じーふい

コーダ あいのうたのじーふいのネタバレレビュー・内容・結末

コーダ あいのうた(2021年製作の映画)
5.0

このレビューはネタバレを含みます

基本的には親離れと家族愛の話で、王道のハリウッド映画何だけれども、障害がやはり中心的なテーマだった。

聾者同士は手話という共通言語でコミュニケーションがとれていて、社会生活も普通に送れている。健常者も障害者も違いはない!と思わせておいて、コンサートの無音シーンで、やはり音がない世界というものは辛いということを思い知らせてくれ、健常者も障害者も違いはないという認識自体も健常者側の驕りに過ぎないのではないかと気付かされるいいシーンだった。
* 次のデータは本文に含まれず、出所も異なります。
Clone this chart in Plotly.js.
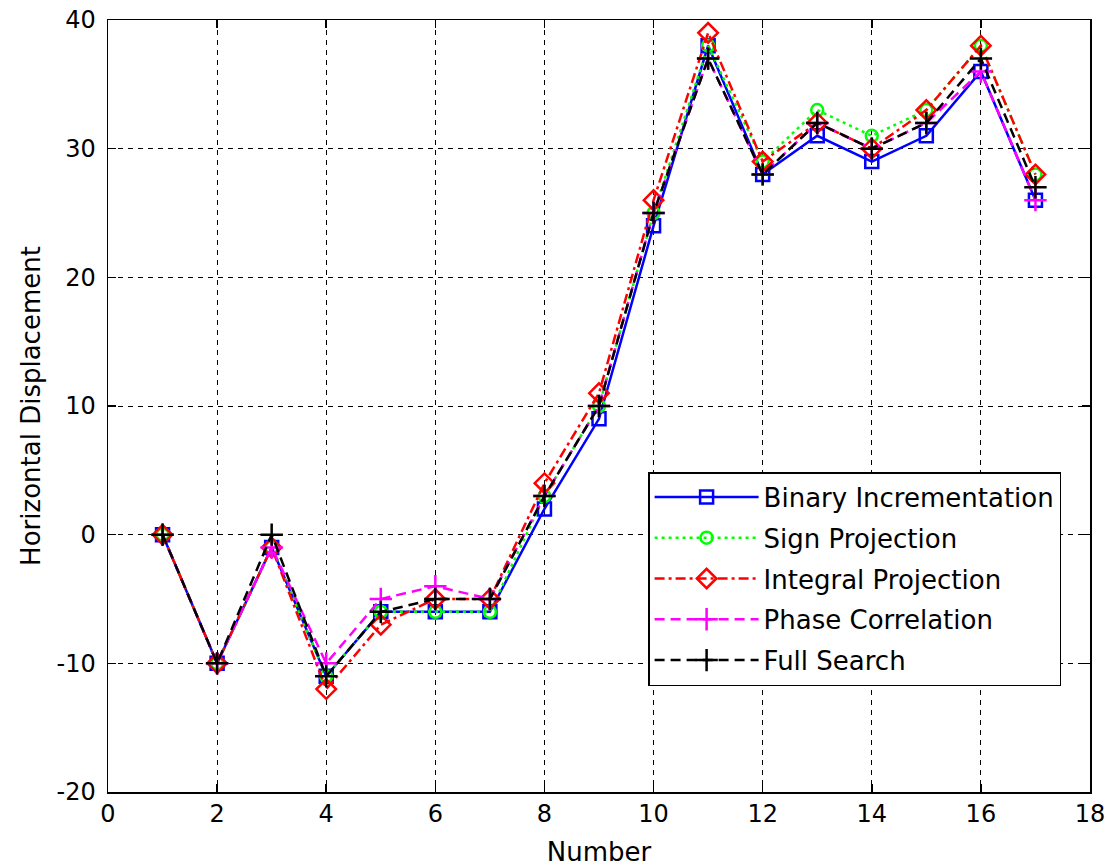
<!DOCTYPE html>
<html>
<head>
<meta charset="utf-8">
<script src="https://cdn.plot.ly/plotly-3.0.1.min.js"></script>
<style>
  html, body { margin: 0; padding: 0; background: #fff; }
  #chart { width: 1109px; height: 867px; }
</style>
</head>
<body>
<div id="chart"></div>
<script>
// Frame index of each measurement
const frameNumber = [1, 2, 3, 4, 5, 6, 7, 8, 9, 10, 11, 12, 13, 14, 15, 16, 17];

// Horizontal displacement estimated by each method
const binaryIncrementation = [0, -10, -1, -11, -6, -6, -6, 2, 9, 24, 38, 28, 31, 29, 31, 36, 26];
const signProjection       = [0, -10, -1, -11, -6, -6, -6, 3, 10, 25, 38, 29, 33, 31, 33, 38, 28];
const integralProjection   = [0, -10, -1, -12, -7, -5, -5, 4, 11, 26, 39, 29, 32, 30, 33, 38, 28];
const phaseCorrelation     = [0, -10, -1, -10, -5, -4, -5, 3, 10, 25, 37, 28, 32, 30, 32, 36, 26];
const fullSearch           = [0, -10, 0, -11, -6, -5, -5, 3, 10, 25, 37, 28, 32, 30, 32, 37, 27];

const seriesNames = ['Binary Incrementation', 'Sign Projection', 'Integral Projection', 'Phase Correlation', 'Full Search'];

// Axis ticks (plain hyphen for negatives)
const xTickValues = [0, 2, 4, 6, 8, 10, 12, 14, 16, 18];
const xTickLabels = ['0', '2', '4', '6', '8', '10', '12', '14', '16', '18'];
const yTickValues = [-20, -10, 0, 10, 20, 30, 40];
const yTickLabels = ['-20', '-10', '0', '10', '20', '30', '40'];

const FONT = 'DejaVu Sans, Arial, sans-serif';

function series(name, y, color, dash, symbol, size, group) {
  return {
    type: 'scatter',
    mode: 'lines+markers',
    name: name,
    x: frameNumber,
    y: y,
    legendgroup: group,
    line: { color: color, width: 2.5, dash: dash },
    marker: { symbol: symbol, size: size, color: color, line: { color: color, width: 2.5 } }
  };
}

const traces = [
  series(seriesNames[0], binaryIncrementation, '#0000ff', 'solid', 'square-open', 13, 'a'),
  series(seriesNames[1], signProjection, '#00ff00', '3px,4px', 'circle-open', 12, 'b'),
  series(seriesNames[2], integralProjection, '#ff0000', '10px,4px,3px,4px', 'diamond-open', 15, 'c'),
  series(seriesNames[3], phaseCorrelation, '#ff00ff', '10px,6px', 'cross-thin-open', 16, 'd'),
  series(seriesNames[4], fullSearch, '#000000', '10px,6px', 'cross-thin-open', 16, 'e')
];

const axisCommon = {
  showgrid: true,
  gridcolor: '#000000',
  gridwidth: 1,
  griddash: '5px,5px',
  showline: true,
  linecolor: '#000000',
  linewidth: 1.5,
  mirror: 'ticks',
  ticks: 'inside',
  ticklen: 8,
  tickwidth: 1.5,
  tickcolor: '#000000',
  zeroline: false,
  tickmode: 'array',
  tickfont: { family: FONT, size: 24, color: '#000000' }
};

const layout = {
  width: 1109,
  height: 867,
  margin: { l: 108, r: 19, t: 20, b: 75 },
  paper_bgcolor: '#ffffff',
  plot_bgcolor: '#ffffff',
  font: { family: FONT, color: '#000000' },
  showlegend: true,
  xaxis: Object.assign({}, axisCommon, {
    range: [0, 18],
    tickvals: xTickValues,
    ticktext: xTickLabels,
    title: { text: 'Number', font: { family: FONT, size: 26, color: '#000000' }, standoff: 16 }
  }),
  yaxis: Object.assign({}, axisCommon, {
    range: [-20, 40],
    tickvals: yTickValues,
    ticktext: yTickLabels,
    ticklabelstandoff: 6,
    title: { text: 'Horizontal Displacement', font: { family: FONT, size: 26, color: '#000000' }, standoff: 8 }
  }),
  legend: {
    x: 0.55,
    y: 0.4145,
    xanchor: 'left',
    yanchor: 'top',
    bgcolor: '#ffffff',
    bordercolor: '#000000',
    borderwidth: 1.5,
    traceorder: 'grouped',
    tracegroupgap: 4,
    itemwidth: 104,
    font: { family: FONT, size: 26, color: '#000000' }
  }
};

Plotly.newPlot('chart', traces, layout, { displayModeBar: false, staticPlot: true });
</script>
</body>
</html>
ルビーが家族の採った魚が安く買い叩かれているのを見かねて、自分で交渉しようとするが、それを兄や父は止める。障害者のプライドや偏屈さを見てやれやれと思うが、それも先程の無音シーンが効いてくる。

聴覚障害者で分かりやすくなっているが、高齢者だとか知的障害者等のケースで明らかに援助が必要な当事者が、プライドや偏屈さのため助けてあげたくてもできないという問題に直面している。単に説明すれば、納得して助けを求めてくれるというわけでもなく、実際に当事者になってみないとやはり分かる事はできないのだろう。

無音シーンの効果は、観客は音が戻ってくるが、あの家族はずっと音のない世界にいるままというところが頭にこびりついたまま、その後の映画を観なければならないというところだ。

そこで拍手を送る家族、改めて歌わせて喉に手を当てる父親、最後に大学に送り出す家族全員が愛おしく感じる。

ルビーが自分が健聴者に生まれてどう感じたか聞いて、それに母親が正直に障害者であったほうが良かったと答えるのはギョッとするが、やはりあの無音シーンの後なので、納得できてしまった。